Although the EU CAP will cease to apply, the existing CAP architecture and rules will be transferred into domestic law, via the EU (Withdrawal) Act 2018 and the Direct Payments to Farmers (Legislative Continuity) Act 2020. The present bill allows ministers to modify that retained EU law.
Work is underway to ensure the necessary secondary legislation is in place for those schemes to be available in 2021. Ministers intend to provide farmers, crofters, foresters, rural businesses and rural communities as much stability and security as possible, especially in the wake of COVID-19.
Rural Economy Secretary Fergus Ewing commented: "This bill puts in place the legal framework to allow us to take action to streamline, simplify and free up resources to pilot and test activities likely to feature in a future farming and rural support policy beyond 2024.

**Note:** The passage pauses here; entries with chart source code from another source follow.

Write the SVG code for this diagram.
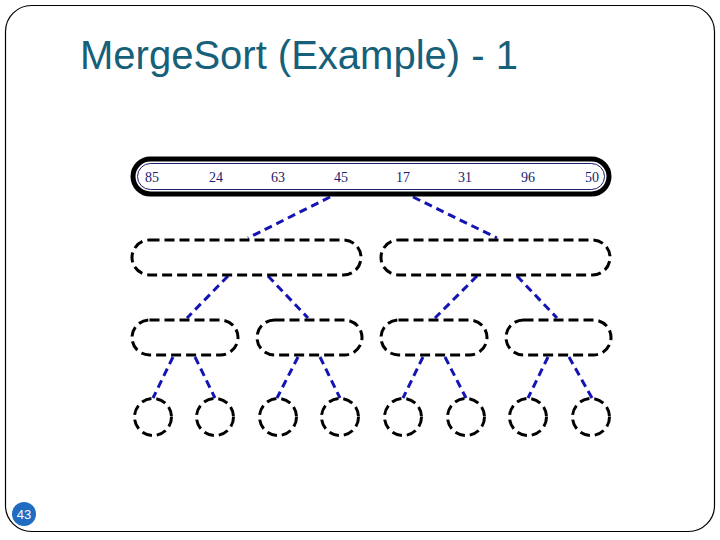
<svg xmlns="http://www.w3.org/2000/svg" width="720" height="540" viewBox="0 0 720 540">
<style>
.dash{fill:none;stroke:#000;stroke-width:3;stroke-dasharray:10 5}
.conn line{stroke:#1414b4;stroke-width:3;stroke-dasharray:8 5}
.num{font-family:"Liberation Serif",serif;font-size:14px;fill:#1a1a6e;text-anchor:middle}
</style>
<rect x="5.5" y="5.5" width="709" height="526" rx="26" fill="#fff" stroke="#000" stroke-width="1.2"/>
<text x="80" y="69" font-family="Liberation Sans,Arial,sans-serif" font-size="40" fill="#17607a">MergeSort (Example) - 1</text>
<g id="conns" class="conn">
<line x1="330" y1="197" x2="248" y2="238"/>
<line x1="413" y1="197" x2="497" y2="238"/>
<line x1="228" y1="276" x2="187" y2="318"/>
<line x1="268" y1="276" x2="308" y2="318"/>
<line x1="477" y1="276" x2="435" y2="318"/>
<line x1="517" y1="276" x2="557" y2="318"/>
<line x1="173" y1="357" x2="153" y2="398"/>
<line x1="195" y1="357" x2="215" y2="398"/>
<line x1="298" y1="357" x2="277" y2="398"/>
<line x1="320" y1="357" x2="340" y2="398"/>
<line x1="423" y1="357" x2="403" y2="398"/>
<line x1="445" y1="357" x2="466" y2="398"/>
<line x1="548" y1="357" x2="528" y2="398"/>
<line x1="569" y1="357" x2="592" y2="398"/>
</g>
<g id="root">
<rect x="133" y="159" width="476" height="35" rx="17.5" fill="#fff" stroke="#000" stroke-width="5"/>
<rect x="137.5" y="163.5" width="467" height="26" rx="13" fill="none" stroke="#1a1a6e" stroke-width="1"/>
<text class="num" x="152" y="182">85</text>
<text class="num" x="216" y="182">24</text>
<text class="num" x="278" y="182">63</text>
<text class="num" x="341" y="182">45</text>
<text class="num" x="403" y="182">17</text>
<text class="num" x="465" y="182">31</text>
<text class="num" x="528" y="182">96</text>
<text class="num" x="592" y="182">50</text>
</g>
<g id="l2a"><rect class="dash" x="132" y="240" width="229" height="35" rx="17.5"/></g>
<g id="l2b"><rect class="dash" x="381" y="240" width="229" height="35" rx="17.5"/></g>
<g id="l3a"><rect class="dash" x="132" y="320" width="106" height="35" rx="17.5"/></g>
<g id="l3b"><rect class="dash" x="257" y="320" width="105" height="35" rx="17.5"/></g>
<g id="l3c"><rect class="dash" x="381" y="320" width="106" height="35" rx="17.5"/></g>
<g id="l3d"><rect class="dash" x="506" y="320" width="105" height="35" rx="17.5"/></g>
<g id="l4a"><circle class="dash" cx="153" cy="417" r="18.5"/></g>
<g id="l4b"><circle class="dash" cx="215" cy="417" r="18.5"/></g>
<g id="l4c"><circle class="dash" cx="278" cy="417" r="18.5"/></g>
<g id="l4d"><circle class="dash" cx="340" cy="417" r="18.5"/></g>
<g id="l4e"><circle class="dash" cx="403" cy="417" r="18.5"/></g>
<g id="l4f"><circle class="dash" cx="466" cy="417" r="18.5"/></g>
<g id="l4g"><circle class="dash" cx="528" cy="417" r="18.5"/></g>
<g id="l4h"><circle class="dash" cx="591" cy="417" r="18.5"/></g>
<g id="pagenum">
<circle cx="24" cy="514" r="12" fill="#1f6cc0"/>
<text x="24" y="519" font-family="Liberation Sans,Arial,sans-serif" font-size="13" fill="#fff" text-anchor="middle">43</text>
</g>
</svg>
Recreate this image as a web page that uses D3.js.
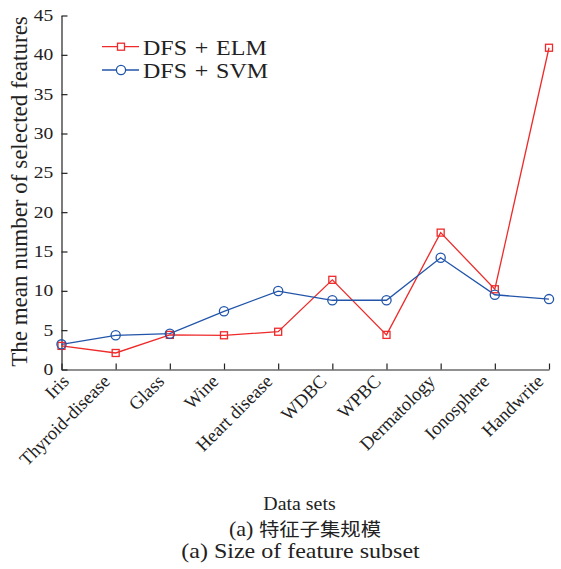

"The ongoing uncertainty of Brexit and the impact of coronavirus show how important it is to give our farmers and crofters financial stability in the next few years. This Bill is the first step to ensure that we secure the ability to continue to operate CAP schemes from 2021 – this includes the Less Favoured Area Support Scheme, Knowledge Transfer and Innovation and Small Farmers Grant Scheme.
"The Bill also provides Scotland with the opportunity to make the improvements that are tailored to suit our unique agricultural and rural needs. I am pleased this has the backing of the Scottish Parliament, allowing us to have these powers in place for 2021."